Sort through the data and copy the lines holding the word "this".

• [GIVEN DATA]:
────

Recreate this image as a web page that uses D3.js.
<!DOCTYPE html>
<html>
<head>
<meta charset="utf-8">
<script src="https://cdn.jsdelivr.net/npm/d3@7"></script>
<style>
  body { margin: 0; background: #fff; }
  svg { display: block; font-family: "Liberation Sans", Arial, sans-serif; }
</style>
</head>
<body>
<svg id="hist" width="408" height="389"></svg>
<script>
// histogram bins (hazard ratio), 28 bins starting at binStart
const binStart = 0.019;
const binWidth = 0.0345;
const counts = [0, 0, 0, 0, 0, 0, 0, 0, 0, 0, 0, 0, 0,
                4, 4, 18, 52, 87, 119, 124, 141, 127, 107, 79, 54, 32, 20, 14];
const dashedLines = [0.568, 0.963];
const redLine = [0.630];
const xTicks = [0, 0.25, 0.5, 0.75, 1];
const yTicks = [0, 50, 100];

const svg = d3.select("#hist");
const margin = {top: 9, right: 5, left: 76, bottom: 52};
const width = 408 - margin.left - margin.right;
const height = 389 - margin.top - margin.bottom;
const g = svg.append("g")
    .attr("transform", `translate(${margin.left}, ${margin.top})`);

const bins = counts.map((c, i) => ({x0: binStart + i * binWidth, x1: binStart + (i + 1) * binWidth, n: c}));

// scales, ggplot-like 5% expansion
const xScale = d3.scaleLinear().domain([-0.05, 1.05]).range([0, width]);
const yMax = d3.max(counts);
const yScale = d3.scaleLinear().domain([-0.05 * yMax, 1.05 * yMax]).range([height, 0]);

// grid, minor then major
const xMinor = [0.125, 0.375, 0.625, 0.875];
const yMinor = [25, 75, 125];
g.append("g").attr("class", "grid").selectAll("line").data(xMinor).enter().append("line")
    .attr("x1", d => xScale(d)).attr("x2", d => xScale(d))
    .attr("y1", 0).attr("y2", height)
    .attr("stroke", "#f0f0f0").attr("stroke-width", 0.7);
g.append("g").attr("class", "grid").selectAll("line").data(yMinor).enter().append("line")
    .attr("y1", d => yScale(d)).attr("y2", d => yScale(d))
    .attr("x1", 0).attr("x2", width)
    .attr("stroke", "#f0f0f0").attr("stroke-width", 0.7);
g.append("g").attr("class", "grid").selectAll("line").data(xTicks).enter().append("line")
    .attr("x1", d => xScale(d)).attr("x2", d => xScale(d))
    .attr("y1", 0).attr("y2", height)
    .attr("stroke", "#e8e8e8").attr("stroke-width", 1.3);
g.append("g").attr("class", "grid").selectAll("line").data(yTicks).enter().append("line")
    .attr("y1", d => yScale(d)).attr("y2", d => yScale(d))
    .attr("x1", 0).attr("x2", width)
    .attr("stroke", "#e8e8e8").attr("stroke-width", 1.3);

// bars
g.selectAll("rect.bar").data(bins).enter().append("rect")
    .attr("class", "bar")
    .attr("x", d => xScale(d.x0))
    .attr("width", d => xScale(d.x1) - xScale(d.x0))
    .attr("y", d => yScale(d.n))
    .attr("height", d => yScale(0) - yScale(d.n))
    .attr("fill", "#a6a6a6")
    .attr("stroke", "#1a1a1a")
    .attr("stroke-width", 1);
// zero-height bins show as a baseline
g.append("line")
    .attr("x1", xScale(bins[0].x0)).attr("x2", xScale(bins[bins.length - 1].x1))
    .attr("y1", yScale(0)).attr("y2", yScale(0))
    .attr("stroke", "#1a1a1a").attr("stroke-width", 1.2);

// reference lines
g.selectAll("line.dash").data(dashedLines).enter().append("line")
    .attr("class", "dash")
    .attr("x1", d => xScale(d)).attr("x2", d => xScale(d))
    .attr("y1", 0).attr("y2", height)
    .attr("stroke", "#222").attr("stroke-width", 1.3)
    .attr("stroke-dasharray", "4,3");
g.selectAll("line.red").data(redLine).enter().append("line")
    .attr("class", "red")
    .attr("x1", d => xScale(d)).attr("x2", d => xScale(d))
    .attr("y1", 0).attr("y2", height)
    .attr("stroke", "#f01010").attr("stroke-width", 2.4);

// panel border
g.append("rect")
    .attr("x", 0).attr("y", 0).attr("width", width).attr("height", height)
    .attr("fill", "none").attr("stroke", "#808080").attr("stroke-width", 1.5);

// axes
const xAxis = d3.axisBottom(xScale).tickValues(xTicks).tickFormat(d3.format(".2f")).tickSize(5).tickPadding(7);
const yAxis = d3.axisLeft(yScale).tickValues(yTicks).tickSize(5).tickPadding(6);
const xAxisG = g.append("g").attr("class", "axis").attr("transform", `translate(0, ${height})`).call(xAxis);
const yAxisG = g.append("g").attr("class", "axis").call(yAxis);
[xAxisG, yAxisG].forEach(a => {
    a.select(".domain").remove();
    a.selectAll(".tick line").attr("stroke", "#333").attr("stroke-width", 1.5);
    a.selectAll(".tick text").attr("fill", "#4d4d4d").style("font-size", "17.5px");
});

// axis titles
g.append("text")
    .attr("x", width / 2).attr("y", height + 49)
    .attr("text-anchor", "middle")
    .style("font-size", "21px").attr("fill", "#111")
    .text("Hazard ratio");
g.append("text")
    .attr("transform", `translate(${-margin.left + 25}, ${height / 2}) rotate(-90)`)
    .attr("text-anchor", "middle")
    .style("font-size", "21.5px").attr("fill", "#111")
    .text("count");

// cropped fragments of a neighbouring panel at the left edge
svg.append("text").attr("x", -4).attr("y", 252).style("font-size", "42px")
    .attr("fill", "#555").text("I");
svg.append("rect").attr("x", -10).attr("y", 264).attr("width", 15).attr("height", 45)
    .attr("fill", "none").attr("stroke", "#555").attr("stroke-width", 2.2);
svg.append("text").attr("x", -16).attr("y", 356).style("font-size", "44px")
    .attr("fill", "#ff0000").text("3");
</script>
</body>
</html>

────

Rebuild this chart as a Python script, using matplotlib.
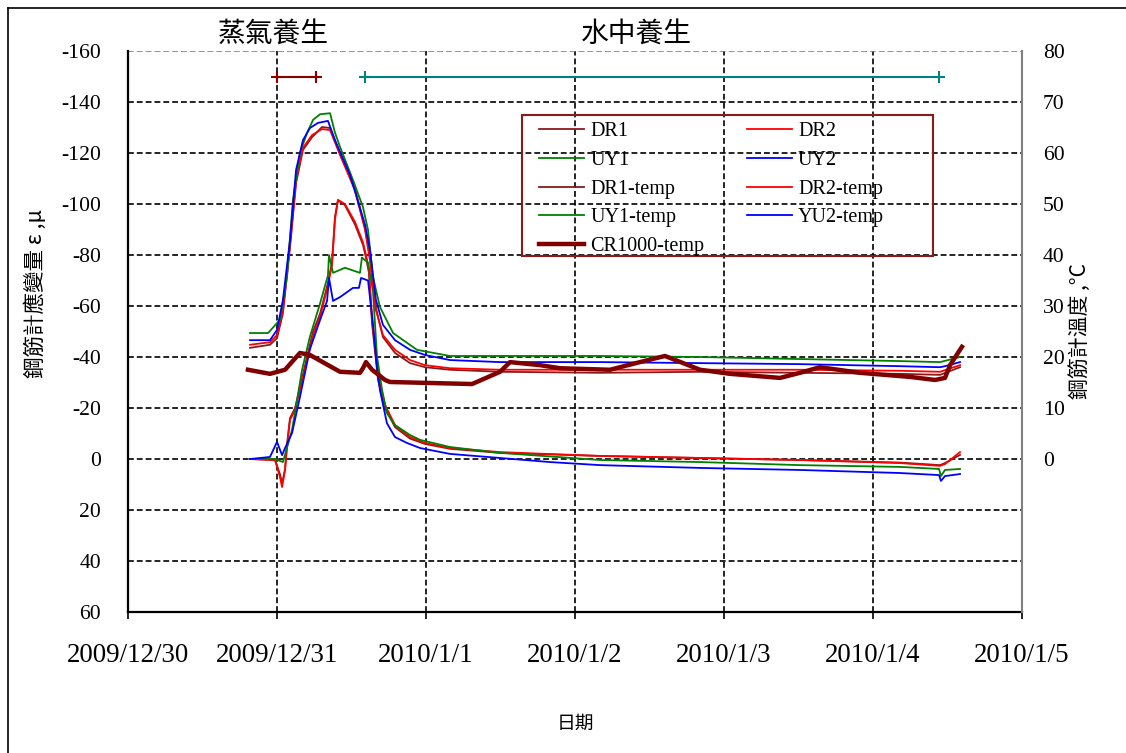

────

• [PROBLEM SOLUTION]:
Recreate this image as a web page that uses D3.js.
Rebuild this chart as a Python script, using matplotlib.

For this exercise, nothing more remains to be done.